Retype every line from the start of the data down to and including the line with "3.85, 4.10, 4.30];". Skip the pictures.

········

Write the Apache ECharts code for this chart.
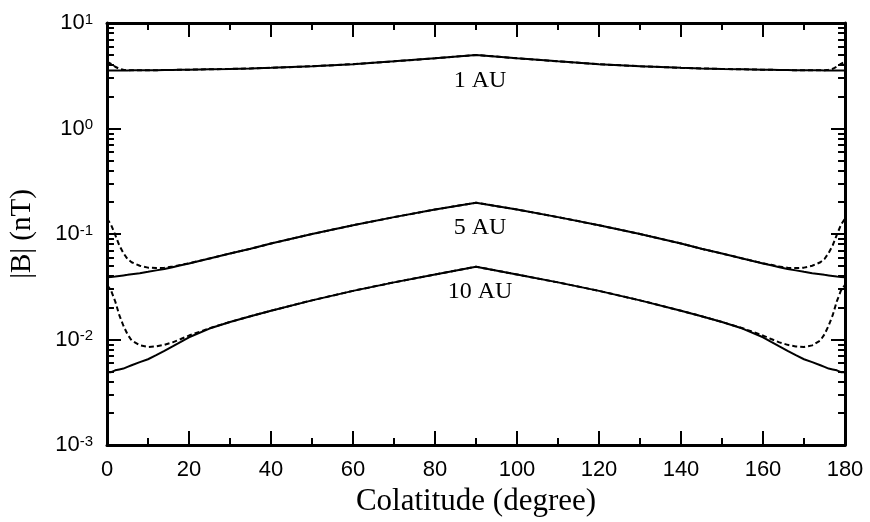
<!DOCTYPE html>
<html>
<head>
<meta charset="utf-8">
<script src="https://cdn.jsdelivr.net/npm/echarts@6/dist/echarts.min.js"></script>
<style>
  html, body { margin: 0; padding: 0; background: #fff; }
  #main { width: 870px; height: 522px; }
</style>
</head>
<body>
<div id="main"></div>
<script>
// colatitude grid (degrees)
const xs = [0, 1, 2, 3, 4, 5, 6, 8, 10, 12, 14, 16, 18, 20, 25, 30, 35, 40, 50, 60, 70, 80,
  90,
  100, 110, 120, 130, 140, 145, 150, 155, 160, 162, 164, 166, 168, 170, 172, 174, 175, 176, 177, 178, 179, 180];

// |B| in nT
const au1Solid = [3.55, 3.55, 3.55, 3.55, 3.55, 3.55, 3.56, 3.56, 3.56, 3.57, 3.58, 3.59, 3.60, 3.61, 3.64, 3.67, 3.71, 3.76, 3.89, 4.07, 4.33, 4.63,
  4.98,
  4.63, 4.33, 4.07, 3.89, 3.76, 3.71, 3.67, 3.64, 3.61, 3.60, 3.59, 3.58, 3.57, 3.56, 3.56, 3.56, 3.55, 3.55, 3.55, 3.55, 3.55, 3.55];
const au1Dash = [4.30, 4.10, 3.85, 3.68, 3.60, 3.57, 3.56, 3.56, 3.56, 3.57, 3.58, 3.59, 3.60, 3.61, 3.64, 3.67, 3.71, 3.76, 3.89, 4.07, 4.33, 4.63,
  4.98,
  4.63, 4.33, 4.07, 3.89, 3.76, 3.71, 3.67, 3.64, 3.61, 3.60, 3.59, 3.58, 3.57, 3.56, 3.56, 3.56, 3.57, 3.60, 3.68, 3.85, 4.10, 4.30];

const au5Solid = [0.039, 0.0391, 0.0395, 0.040, 0.0405, 0.041, 0.0416, 0.0425, 0.0438, 0.0452, 0.0466, 0.0485, 0.0505, 0.0525, 0.0586, 0.0653, 0.0724, 0.0813, 0.100, 0.121, 0.1445, 0.1706,
  0.198,
  0.1706, 0.1445, 0.121, 0.100, 0.0813, 0.0724, 0.0653, 0.0586, 0.0525, 0.0505, 0.0485, 0.0466, 0.0452, 0.0438, 0.0425, 0.0416, 0.041, 0.0405, 0.040, 0.0395, 0.0391, 0.039];
const au5Dash = [0.14, 0.122, 0.098, 0.078, 0.066, 0.058, 0.054, 0.050, 0.048, 0.0475, 0.0478, 0.0492, 0.051, 0.0528, 0.0586, 0.0653, 0.0724, 0.0813, 0.100, 0.121, 0.1445, 0.1706,
  0.198,
  0.1706, 0.1445, 0.121, 0.100, 0.0813, 0.0724, 0.0653, 0.0586, 0.0528, 0.051, 0.0492, 0.0478, 0.0475, 0.048, 0.050, 0.054, 0.058, 0.066, 0.078, 0.098, 0.122, 0.14];

const au10Solid = [0.0049, 0.0049, 0.0051, 0.0052, 0.0053, 0.0055, 0.0057, 0.0061, 0.0065, 0.0071, 0.0078, 0.0086, 0.0095, 0.0105, 0.0127, 0.01466, 0.01663, 0.01875, 0.0235, 0.0289, 0.0348, 0.0413,
  0.049,
  0.0413, 0.0348, 0.0289, 0.0235, 0.01875, 0.01663, 0.01466, 0.0127, 0.0105, 0.0095, 0.0086, 0.0078, 0.0071, 0.0065, 0.0061, 0.0057, 0.0055, 0.0053, 0.0052, 0.0051, 0.0049, 0.0049];
const au10Dash = [0.033, 0.029, 0.023, 0.017, 0.0135, 0.0112, 0.0098, 0.0088, 0.0085, 0.0086, 0.0089, 0.0094, 0.0101, 0.0109, 0.0128, 0.01466, 0.01663, 0.01875, 0.0235, 0.0289, 0.0348, 0.0413,
  0.049,
  0.0413, 0.0348, 0.0289, 0.0235, 0.01875, 0.01663, 0.01466, 0.0128, 0.0109, 0.0101, 0.0094, 0.0089, 0.0086, 0.0085, 0.0088, 0.0098, 0.0112, 0.0135, 0.017, 0.023, 0.029, 0.033];

const curveLabels = ['1 AU', '5 AU', '10 AU'];
const minorLogTicks = [0.002, 0.003, 0.004, 0.005, 0.006, 0.007, 0.008, 0.009,
  0.02, 0.03, 0.04, 0.05, 0.06, 0.07, 0.08, 0.09,
  0.2, 0.3, 0.4, 0.5, 0.6, 0.7, 0.8, 0.9,
  2, 3, 4, 5, 6, 7, 8, 9];

const xMin = 0, xMax = 180;
const minorLen = 1.7; // minor tick length in degrees (about 7 px)
const sans = 'Liberation Sans';
const serif = 'Liberation Serif';

function line(vals, dashed, label) {
  const s = {
    type: 'line',
    data: xs.map(function (x, i) { return [x, vals[i]]; }),
    showSymbol: false,
    symbol: 'none',
    silent: true,
    z: dashed ? 2 : 3,
    lineStyle: { color: '#000', width: 2, type: dashed ? [5, 3] : 'solid' }
  };
  if (label) {
    const i = xs.indexOf(90);
    s.markPoint = {
      silent: true,
      symbol: 'circle',
      symbolSize: 1,
      itemStyle: { color: 'rgba(0,0,0,0)' },
      label: { show: true, position: 'bottom', distance: 13, offset: [4, 0], formatter: label,
        fontFamily: serif, fontSize: 24, color: '#000' },
      data: [{ coord: [xs[i], vals[i]] }]
    };
  }
  return s;
}

// short log minor ticks on both vertical edges
const minorSegs = [];
minorLogTicks.forEach(function (v) {
  minorSegs.push([{ coord: [xMin, v] }, { coord: [xMin + minorLen, v] }]);
  minorSegs.push([{ coord: [xMax - minorLen, v] }, { coord: [xMax, v] }]);
});

const xBase = {
  type: 'value', min: xMin, max: xMax, interval: 20,
  axisLine: { show: true, onZero: false, lineStyle: { color: '#000', width: 3 } },
  axisTick: { show: true, inside: true, length: 14, lineStyle: { color: '#000', width: 2 } },
  minorTick: { show: true, splitNumber: 2, length: 7, lineStyle: { color: '#000', width: 2 } },
  splitLine: { show: false },
  minorSplitLine: { show: false }
};

const yBase = {
  type: 'log', logBase: 10, min: 0.001, max: 10,
  axisLine: { show: true, onZero: false, lineStyle: { color: '#000', width: 3 } },
  axisTick: { show: true, inside: true, length: 14, lineStyle: { color: '#000', width: 2 } },
  splitLine: { show: false }
};

const myChart = echarts.init(document.getElementById('main'));

const series = [
  line(au1Dash, true),
  line(au5Dash, true),
  line(au10Dash, true),
  line(au1Solid, false, curveLabels[0]),
  line(au5Solid, false, curveLabels[1]),
  line(au10Solid, false, curveLabels[2])
];
series[5].markLine = {
  silent: true,
  animation: false,
  symbol: ['none', 'none'],
  label: { show: false },
  emphasis: { disabled: true },
  lineStyle: { color: '#000', width: 2, type: 'solid' },
  data: minorSegs
};

const option = {
  backgroundColor: '#fff',
  animation: false,
  grid: { left: 107, right: 25, top: 23, bottom: 77 },
  xAxis: [
    Object.assign({}, xBase, {
      position: 'bottom',
      name: 'Colatitude (degree)',
      nameLocation: 'middle',
      nameGap: 36,
      nameTextStyle: { fontFamily: serif, fontSize: 31, color: '#000' },
      axisLabel: { fontFamily: sans, fontSize: 22, color: '#000', margin: 14 }
    }),
    Object.assign({}, xBase, { position: 'top', axisLabel: { show: false } })
  ],
  yAxis: [
    Object.assign({}, yBase, {
      position: 'left',
      name: '|B| (nT)',
      nameLocation: 'middle',
      nameGap: 70,
      nameTextStyle: { fontFamily: serif, fontSize: 29, color: '#000' },
      axisLabel: {
        margin: 14,
        formatter: function (v) {
          return '{b|10}{s|' + Math.round(Math.log10(v)) + '}';
        },
        rich: {
          b: { fontFamily: sans, fontSize: 22, color: '#000' },
          s: { fontFamily: sans, fontSize: 15, color: '#000', verticalAlign: 'top' }
        }
      }
    }),
    Object.assign({}, yBase, { position: 'right', axisLabel: { show: false } })
  ],
  series: series
};

myChart.setOption(option);
</script>
</body>
</html>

········

§ **THE SOLUTION**
Write the Apache ECharts code for this chart.
<!DOCTYPE html>
<html>
<head>
<meta charset="utf-8">
<script src="https://cdn.jsdelivr.net/npm/echarts@6/dist/echarts.min.js"></script>
<style>
  html, body { margin: 0; padding: 0; background: #fff; }
  #main { width: 870px; height: 522px; }
</style>
</head>
<body>
<div id="main"></div>
<script>
// colatitude grid (degrees)
const xs = [0, 1, 2, 3, 4, 5, 6, 8, 10, 12, 14, 16, 18, 20, 25, 30, 35, 40, 50, 60, 70, 80,
  90,
  100, 110, 120, 130, 140, 145, 150, 155, 160, 162, 164, 166, 168, 170, 172, 174, 175, 176, 177, 178, 179, 180];

// |B| in nT
const au1Solid = [3.55, 3.55, 3.55, 3.55, 3.55, 3.55, 3.56, 3.56, 3.56, 3.57, 3.58, 3.59, 3.60, 3.61, 3.64, 3.67, 3.71, 3.76, 3.89, 4.07, 4.33, 4.63,
  4.98,
  4.63, 4.33, 4.07, 3.89, 3.76, 3.71, 3.67, 3.64, 3.61, 3.60, 3.59, 3.58, 3.57, 3.56, 3.56, 3.56, 3.55, 3.55, 3.55, 3.55, 3.55, 3.55];
const au1Dash = [4.30, 4.10, 3.85, 3.68, 3.60, 3.57, 3.56, 3.56, 3.56, 3.57, 3.58, 3.59, 3.60, 3.61, 3.64, 3.67, 3.71, 3.76, 3.89, 4.07, 4.33, 4.63,
  4.98,
  4.63, 4.33, 4.07, 3.89, 3.76, 3.71, 3.67, 3.64, 3.61, 3.60, 3.59, 3.58, 3.57, 3.56, 3.56, 3.56, 3.57, 3.60, 3.68, 3.85, 4.10, 4.30];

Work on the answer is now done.